To be sure, Joaquin Phoenix and Amy Adams deliver wonderful performances, both of them worlds away from their psychotic characters in The Master. And Spike Jonze has crafted a solid film with worthy insights: on the way technology affects relationships in the digital age; on the modern de-emphasis of embodiment; on our zeitgeist’s sense of disconnectedness in an age of hyper-connectivity. Her is also drawing comparisons to Eternal Sunshine of the Spotless Mind, a similar film which says so much about love through its bizarre structure.

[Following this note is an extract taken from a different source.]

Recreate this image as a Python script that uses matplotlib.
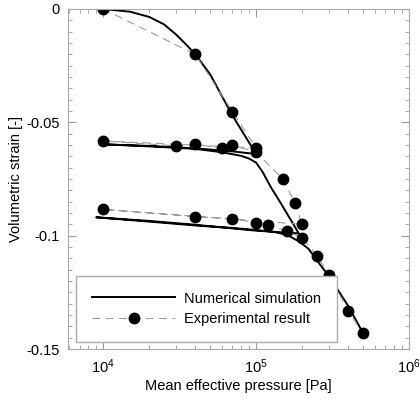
import numpy as np
import matplotlib
matplotlib.use("Agg")
import matplotlib.pyplot as plt
from matplotlib.ticker import LogLocator, MultipleLocator, FuncFormatter, NullFormatter

plt.rcParams['font.family'] = ['Liberation Sans', 'DejaVu Sans']
plt.rcParams['mathtext.fontset'] = 'custom'
plt.rcParams['mathtext.rm'] = 'Liberation Sans'
plt.rcParams['mathtext.it'] = 'Liberation Sans'

# ---------------------------------------------------------------
# DATA
# ---------------------------------------------------------------
# numerical simulation: loading -> unloading -> reloading -> unloading -> reloading
sim_p = [1e4, 1.5e4, 2e4, 2.5e4, 3e4, 3.5e4, 4e4, 5e4, 7e4, 1e5,
         7e4, 4e4, 2e4, 1e4,
         2e4, 4e4, 6e4, 8e4, 9e4, 1e5, 1.1e5, 1.25e5, 1.45e5, 1.7e5, 1.9e5,
         1e5, 4e4, 2e4, 9e3,
         2e4, 4e4, 7e4, 1e5, 1.3e5, 1.6e5, 1.9e5, 2.2e5, 2.6e5, 3e5, 4e5, 5e5]
sim_ev = [0.0, -0.0012, -0.0035, -0.0068, -0.0113, -0.0158, -0.020, -0.0288, -0.047, -0.064,
          -0.0628, -0.0615, -0.0604, -0.0597,
          -0.0606, -0.0617, -0.0632, -0.0648, -0.0660, -0.0678, -0.0718, -0.0787, -0.0857, -0.0935, -0.099,
          -0.0978, -0.0952, -0.0935, -0.0919,
          -0.0938, -0.0955, -0.0966, -0.0975, -0.0983, -0.0997, -0.1025, -0.1058, -0.1125, -0.118, -0.131, -0.143]

# experimental result
exp_p = [1e4, 4e4, 7e4, 1e5,
         1e4, 3e4, 4e4, 6e4, 7e4, 1e5,
         1.5e5, 1.8e5, 2e5,
         1e4, 4e4, 7e4, 1e5, 1.2e5, 1.6e5, 2e5,
         2.5e5, 3e5, 4e5, 5e5]
exp_ev = [0.0, -0.020, -0.0453, -0.0613,
          -0.0582, -0.0604, -0.0596, -0.0615, -0.060, -0.0632,
          -0.0751, -0.0857, -0.095,
          -0.0884, -0.0916, -0.0925, -0.0943, -0.0954, -0.0981, -0.101,
          -0.1088, -0.1172, -0.1332, -0.1431]

# ---------------------------------------------------------------
# PLOT
# ---------------------------------------------------------------
fig = plt.figure(figsize=(4.2, 4.0), dpi=100)
ax = fig.add_axes([0.162, 0.1275, 0.812, 0.85])

ax.plot(sim_p, sim_ev, color='black', linewidth=1.4, label='Numerical simulation')
ax.plot(exp_p, exp_ev, color='#999999', linestyle=(0, (7, 5)), linewidth=0.8,
        marker='o', markersize=7.5, markerfacecolor='black', markeredgecolor='black',
        label='Experimental result')

ax.set_xscale('log')
ax.set_xlim(10 ** 3.77, 1e6)
ax.set_ylim(-0.15, 0)

ax.yaxis.set_major_locator(MultipleLocator(0.05))
ax.yaxis.set_minor_locator(MultipleLocator(0.005))
ax.yaxis.set_major_formatter(FuncFormatter(lambda v, pos: '0' if abs(v) < 1e-9 else f"{v:g}"))
ax.xaxis.set_major_locator(LogLocator(base=10, numticks=10))
ax.xaxis.set_minor_locator(LogLocator(base=10, subs=np.arange(2, 10), numticks=10))
ax.xaxis.set_minor_formatter(NullFormatter())

ax.tick_params(which='both', direction='in', top=True, right=True, color='#999999',
               labelsize=10.5, pad=6)
ax.tick_params(which='major', length=6)
ax.tick_params(which='minor', length=3)
for s in ax.spines.values():
    s.set_color('#aaaaaa')

ax.set_xlabel('Mean effective pressure [Pa]', fontsize=10.5, labelpad=2)
ax.set_ylabel('Volumetric strain [-]', fontsize=10.5, labelpad=2)

leg = ax.legend(loc='lower left', bbox_to_anchor=(0.024, 0.02), borderaxespad=0,
                fontsize=10.5, fancybox=False, framealpha=1, edgecolor='#aaaaaa',
                handlelength=5.7, handletextpad=0.6, borderpad=1.1, labelspacing=0.45)
leg.get_frame().set_linewidth(1.0)

fig.savefig('out.png', dpi=100)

But Jonze’s story seems to do the opposite: it gazes on the bizarreness of man through a romantic structure. “With you I’m safe and a million miles away,” HAL 9000 – I mean, Samantha – sings to Theodore. We might be tempted to sigh and ponder our own loves, until we remember that no one is really there singing with him. Theodore is with…Theodore. “You always wanted to have a wife without the challenge of dealing with anything real,” Theodore’s ex announces in one scene. “I’m glad you found someone. It’s perfect.”

Although Her is a captivatingly original story, and ends on a note of hope, it’s anything but de-lovely. In fact, if this film is about love at all, it seems to be a story about the suffering of being unable to love – a state, incidentally, Dostoevsky once termed hell.